Se la speranza, per molti, è quella di un rapido ritorno alla routine, diversi analisti dipingono un quadro molto più inquietante. Ed il nostro futuro come sarà? Pochi giri di parole: nelle ultime settimane la vita ci è stata sconvolta per davvero, ed è inutile darsi una scadenza temporale per il ritorno alla normalità; di sicuro, non sarà il 3 aprile (data inizialmente indicata come termine della quarantena italiana). “La spiazzante velocità con cui sono cambiate le nostre vite compromette la nostra capacità di accettare che l’uscita da questa crisi non sarà rapida quanto è stato il suo ingresso”, ha scritto il giornalista Francesco Costa.

“Uno scenario che soltanto un mese fa avremmo considerato lunare – le code ai supermercati, la polizia per le strade a controllare chi esce di casa, le scuole chiuse, le rivolte e i morti nelle carceri, i treni che non partono, l’impossibilità di vedere i propri cari – oggi è la nostra vita quotidiana”. E non ha senso dunque illuderci che lo stop a cui siamo sottoposti sia di breve termine. Di sicuro ciò che ci capiterà nei prossimi 18 mesi non ha precedenti nell’ultimo secolo, e ci muoveremo in terra incognita.

Qualunque programma importante abbiamo nel cassetto in questo lasso di tempo (matrimonio, figli, viaggi, cambio di lavoro, etc.) dovrà tenerne conto. L’Unione europea e altre istituzioni sovranazionali dovranno cambiare radicalmente per non perire. Ma, anche se non si sa esattamente quando, la parte più cruda del conflitto finirà. Com’è facile immaginare, il costo maggiore di questa rimodulazione della società in senso “spartano” sarà a carico delle fasce più povere e deboli: anziani e disabili dovranno essere collocati altrove durante le crisi, oppure i poveri e i meno poveri che avranno più alte probabilità di venire infettati, perché costretti a lavorare in ogni caso o a vivere in case troppo affollate.

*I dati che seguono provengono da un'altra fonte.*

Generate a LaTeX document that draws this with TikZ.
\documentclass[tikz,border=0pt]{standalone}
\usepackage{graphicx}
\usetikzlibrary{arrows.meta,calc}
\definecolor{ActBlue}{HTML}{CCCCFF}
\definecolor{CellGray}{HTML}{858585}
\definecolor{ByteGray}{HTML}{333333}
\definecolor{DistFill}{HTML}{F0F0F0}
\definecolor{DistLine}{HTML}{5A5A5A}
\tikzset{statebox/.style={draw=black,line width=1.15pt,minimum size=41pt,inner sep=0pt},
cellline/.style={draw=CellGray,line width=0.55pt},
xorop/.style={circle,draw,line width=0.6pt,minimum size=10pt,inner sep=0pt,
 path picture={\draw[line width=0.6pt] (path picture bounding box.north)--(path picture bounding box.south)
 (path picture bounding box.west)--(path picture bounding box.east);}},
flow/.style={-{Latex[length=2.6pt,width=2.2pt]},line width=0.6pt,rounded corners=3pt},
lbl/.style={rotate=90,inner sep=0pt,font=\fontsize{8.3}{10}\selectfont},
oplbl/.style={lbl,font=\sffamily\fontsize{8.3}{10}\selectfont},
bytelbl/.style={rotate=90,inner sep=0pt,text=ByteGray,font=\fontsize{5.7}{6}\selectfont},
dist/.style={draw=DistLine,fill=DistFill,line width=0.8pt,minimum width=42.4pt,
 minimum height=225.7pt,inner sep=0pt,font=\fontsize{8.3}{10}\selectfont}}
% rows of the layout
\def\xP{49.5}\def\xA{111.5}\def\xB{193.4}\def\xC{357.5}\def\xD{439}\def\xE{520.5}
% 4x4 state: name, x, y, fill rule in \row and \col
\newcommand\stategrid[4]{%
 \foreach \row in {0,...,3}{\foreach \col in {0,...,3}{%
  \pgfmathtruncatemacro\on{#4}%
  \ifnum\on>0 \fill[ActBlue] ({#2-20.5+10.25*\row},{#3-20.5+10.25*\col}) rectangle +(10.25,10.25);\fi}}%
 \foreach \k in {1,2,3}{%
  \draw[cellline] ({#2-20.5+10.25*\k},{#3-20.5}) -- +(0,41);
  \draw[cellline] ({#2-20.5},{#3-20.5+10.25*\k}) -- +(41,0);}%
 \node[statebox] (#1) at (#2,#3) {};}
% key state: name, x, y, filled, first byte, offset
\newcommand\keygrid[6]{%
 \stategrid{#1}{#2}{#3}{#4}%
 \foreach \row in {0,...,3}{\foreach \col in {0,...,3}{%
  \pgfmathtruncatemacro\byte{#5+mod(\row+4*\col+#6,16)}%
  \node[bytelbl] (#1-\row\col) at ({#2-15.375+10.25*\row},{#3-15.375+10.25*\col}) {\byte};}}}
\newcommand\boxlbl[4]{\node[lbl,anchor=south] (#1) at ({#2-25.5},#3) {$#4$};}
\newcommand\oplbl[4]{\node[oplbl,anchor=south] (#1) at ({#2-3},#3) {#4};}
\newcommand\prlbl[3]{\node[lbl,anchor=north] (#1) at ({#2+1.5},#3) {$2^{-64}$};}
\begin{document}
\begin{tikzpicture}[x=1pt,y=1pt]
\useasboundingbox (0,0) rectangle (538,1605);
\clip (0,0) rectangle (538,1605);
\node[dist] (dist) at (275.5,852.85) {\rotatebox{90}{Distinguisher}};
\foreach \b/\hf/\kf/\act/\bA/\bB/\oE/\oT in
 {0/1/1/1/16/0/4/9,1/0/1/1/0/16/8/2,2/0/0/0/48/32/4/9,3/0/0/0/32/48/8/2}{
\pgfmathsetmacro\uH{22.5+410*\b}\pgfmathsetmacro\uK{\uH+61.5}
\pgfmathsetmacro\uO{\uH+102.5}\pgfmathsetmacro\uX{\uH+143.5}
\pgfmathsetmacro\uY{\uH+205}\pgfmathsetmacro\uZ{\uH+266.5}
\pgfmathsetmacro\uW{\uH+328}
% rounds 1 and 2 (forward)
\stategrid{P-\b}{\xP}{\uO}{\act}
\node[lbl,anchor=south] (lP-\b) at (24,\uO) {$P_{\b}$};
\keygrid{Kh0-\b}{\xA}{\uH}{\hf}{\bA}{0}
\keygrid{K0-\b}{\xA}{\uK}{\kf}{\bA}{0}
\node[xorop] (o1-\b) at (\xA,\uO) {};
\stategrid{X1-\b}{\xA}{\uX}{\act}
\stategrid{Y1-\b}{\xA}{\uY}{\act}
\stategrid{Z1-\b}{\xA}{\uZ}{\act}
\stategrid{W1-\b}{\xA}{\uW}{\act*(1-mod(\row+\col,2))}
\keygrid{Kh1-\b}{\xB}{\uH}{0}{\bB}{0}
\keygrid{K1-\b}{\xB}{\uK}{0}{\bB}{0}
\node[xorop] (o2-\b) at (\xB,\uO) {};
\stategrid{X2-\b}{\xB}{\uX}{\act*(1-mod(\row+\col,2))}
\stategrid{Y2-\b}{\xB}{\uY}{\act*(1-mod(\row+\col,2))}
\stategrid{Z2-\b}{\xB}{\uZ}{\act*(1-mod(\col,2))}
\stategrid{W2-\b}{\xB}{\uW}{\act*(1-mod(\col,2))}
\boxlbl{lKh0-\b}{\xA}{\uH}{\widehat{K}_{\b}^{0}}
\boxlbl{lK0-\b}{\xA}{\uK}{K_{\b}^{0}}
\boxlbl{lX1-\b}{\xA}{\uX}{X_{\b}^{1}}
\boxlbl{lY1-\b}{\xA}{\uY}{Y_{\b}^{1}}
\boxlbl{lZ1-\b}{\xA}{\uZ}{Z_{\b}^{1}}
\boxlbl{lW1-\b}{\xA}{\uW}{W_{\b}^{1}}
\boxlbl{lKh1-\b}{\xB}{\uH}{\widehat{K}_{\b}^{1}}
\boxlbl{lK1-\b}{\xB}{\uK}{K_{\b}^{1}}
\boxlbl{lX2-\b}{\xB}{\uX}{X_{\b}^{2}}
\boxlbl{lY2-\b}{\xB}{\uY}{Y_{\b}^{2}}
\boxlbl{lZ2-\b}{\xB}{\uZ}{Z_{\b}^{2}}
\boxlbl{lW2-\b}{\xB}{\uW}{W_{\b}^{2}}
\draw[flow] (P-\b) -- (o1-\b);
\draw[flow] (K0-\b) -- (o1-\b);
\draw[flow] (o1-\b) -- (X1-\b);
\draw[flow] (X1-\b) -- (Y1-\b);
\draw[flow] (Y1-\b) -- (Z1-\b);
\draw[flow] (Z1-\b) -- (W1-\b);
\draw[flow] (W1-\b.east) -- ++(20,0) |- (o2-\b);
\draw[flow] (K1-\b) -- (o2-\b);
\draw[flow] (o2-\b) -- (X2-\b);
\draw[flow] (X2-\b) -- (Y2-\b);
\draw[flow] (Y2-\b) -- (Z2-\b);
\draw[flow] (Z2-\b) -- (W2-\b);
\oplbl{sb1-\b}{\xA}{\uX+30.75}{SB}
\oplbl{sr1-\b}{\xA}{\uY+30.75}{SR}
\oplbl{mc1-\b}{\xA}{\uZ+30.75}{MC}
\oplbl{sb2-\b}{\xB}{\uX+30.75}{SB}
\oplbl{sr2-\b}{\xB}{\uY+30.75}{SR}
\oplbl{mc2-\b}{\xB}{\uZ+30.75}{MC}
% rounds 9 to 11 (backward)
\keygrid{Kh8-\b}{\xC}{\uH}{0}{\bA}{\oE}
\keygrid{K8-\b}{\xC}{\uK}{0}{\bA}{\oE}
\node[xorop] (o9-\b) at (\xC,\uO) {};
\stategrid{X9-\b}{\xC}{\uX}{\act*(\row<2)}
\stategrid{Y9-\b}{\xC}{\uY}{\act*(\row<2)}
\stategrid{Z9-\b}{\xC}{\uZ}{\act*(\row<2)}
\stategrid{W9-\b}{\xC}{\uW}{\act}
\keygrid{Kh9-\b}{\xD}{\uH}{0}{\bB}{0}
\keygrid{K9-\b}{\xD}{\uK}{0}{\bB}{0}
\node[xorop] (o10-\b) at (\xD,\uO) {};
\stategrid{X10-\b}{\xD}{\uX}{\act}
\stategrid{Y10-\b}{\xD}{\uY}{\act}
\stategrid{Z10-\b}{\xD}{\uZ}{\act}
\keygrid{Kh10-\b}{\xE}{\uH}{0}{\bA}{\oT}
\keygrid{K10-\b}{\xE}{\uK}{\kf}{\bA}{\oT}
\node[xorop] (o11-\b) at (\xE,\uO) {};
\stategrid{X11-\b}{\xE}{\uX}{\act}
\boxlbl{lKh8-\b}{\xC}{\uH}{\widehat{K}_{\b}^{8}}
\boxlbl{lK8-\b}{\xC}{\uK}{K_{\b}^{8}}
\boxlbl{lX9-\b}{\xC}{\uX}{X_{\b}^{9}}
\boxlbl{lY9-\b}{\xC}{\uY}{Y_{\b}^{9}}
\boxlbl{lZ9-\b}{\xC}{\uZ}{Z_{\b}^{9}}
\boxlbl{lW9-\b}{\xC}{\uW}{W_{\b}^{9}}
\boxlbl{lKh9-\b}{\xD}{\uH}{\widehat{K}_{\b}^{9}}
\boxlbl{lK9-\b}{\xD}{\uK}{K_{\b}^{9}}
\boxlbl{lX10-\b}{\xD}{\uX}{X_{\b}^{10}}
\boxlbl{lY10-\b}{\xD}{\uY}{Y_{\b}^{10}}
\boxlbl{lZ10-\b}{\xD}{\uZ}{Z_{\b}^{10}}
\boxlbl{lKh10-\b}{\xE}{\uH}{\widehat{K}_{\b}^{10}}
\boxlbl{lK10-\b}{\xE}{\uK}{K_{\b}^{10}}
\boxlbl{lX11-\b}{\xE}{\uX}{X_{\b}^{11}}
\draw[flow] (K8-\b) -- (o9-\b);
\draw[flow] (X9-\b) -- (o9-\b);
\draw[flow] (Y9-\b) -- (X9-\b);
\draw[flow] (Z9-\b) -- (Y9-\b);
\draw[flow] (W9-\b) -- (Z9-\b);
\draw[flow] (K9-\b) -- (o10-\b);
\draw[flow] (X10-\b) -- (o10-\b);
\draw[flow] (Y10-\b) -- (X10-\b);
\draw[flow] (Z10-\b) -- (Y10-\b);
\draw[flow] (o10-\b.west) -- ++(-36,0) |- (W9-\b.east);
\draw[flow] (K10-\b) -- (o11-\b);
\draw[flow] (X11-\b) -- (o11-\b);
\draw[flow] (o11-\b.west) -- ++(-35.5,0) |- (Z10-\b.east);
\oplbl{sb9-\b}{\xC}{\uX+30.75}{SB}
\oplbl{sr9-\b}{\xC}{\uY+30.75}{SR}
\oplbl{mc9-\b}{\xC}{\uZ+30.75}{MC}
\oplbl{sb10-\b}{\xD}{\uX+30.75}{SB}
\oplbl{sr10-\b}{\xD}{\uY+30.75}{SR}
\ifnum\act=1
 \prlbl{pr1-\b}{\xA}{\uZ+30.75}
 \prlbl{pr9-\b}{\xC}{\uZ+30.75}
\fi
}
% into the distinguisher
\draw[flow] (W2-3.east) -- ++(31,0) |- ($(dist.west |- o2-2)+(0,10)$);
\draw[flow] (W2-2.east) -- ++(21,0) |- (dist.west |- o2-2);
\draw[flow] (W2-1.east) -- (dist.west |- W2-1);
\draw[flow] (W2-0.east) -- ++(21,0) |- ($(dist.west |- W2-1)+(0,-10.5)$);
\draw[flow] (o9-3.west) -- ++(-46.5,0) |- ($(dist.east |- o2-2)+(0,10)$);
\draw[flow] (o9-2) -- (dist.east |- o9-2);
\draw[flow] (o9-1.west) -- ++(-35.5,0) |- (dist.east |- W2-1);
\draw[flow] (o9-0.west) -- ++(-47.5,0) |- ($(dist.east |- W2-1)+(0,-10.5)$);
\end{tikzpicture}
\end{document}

La combinazione migliore, in caso di nuove colossali emergenze come quella attuale, probabilmente verrà da un mix di strategie: temporanee e localizzate, isolamento degli anziani e dei soggetti a rischio, e infine tamponi a tappeto. Realisticamente, l’aumento della domanda di sorveglianza sarà proporzionale all’aumentare del rischio, e del bilancio delle vittime. Ma tutto questo non potrebbe funzionare senza una trasformazione radicale del nostro modo di stare assieme e di vivere la società.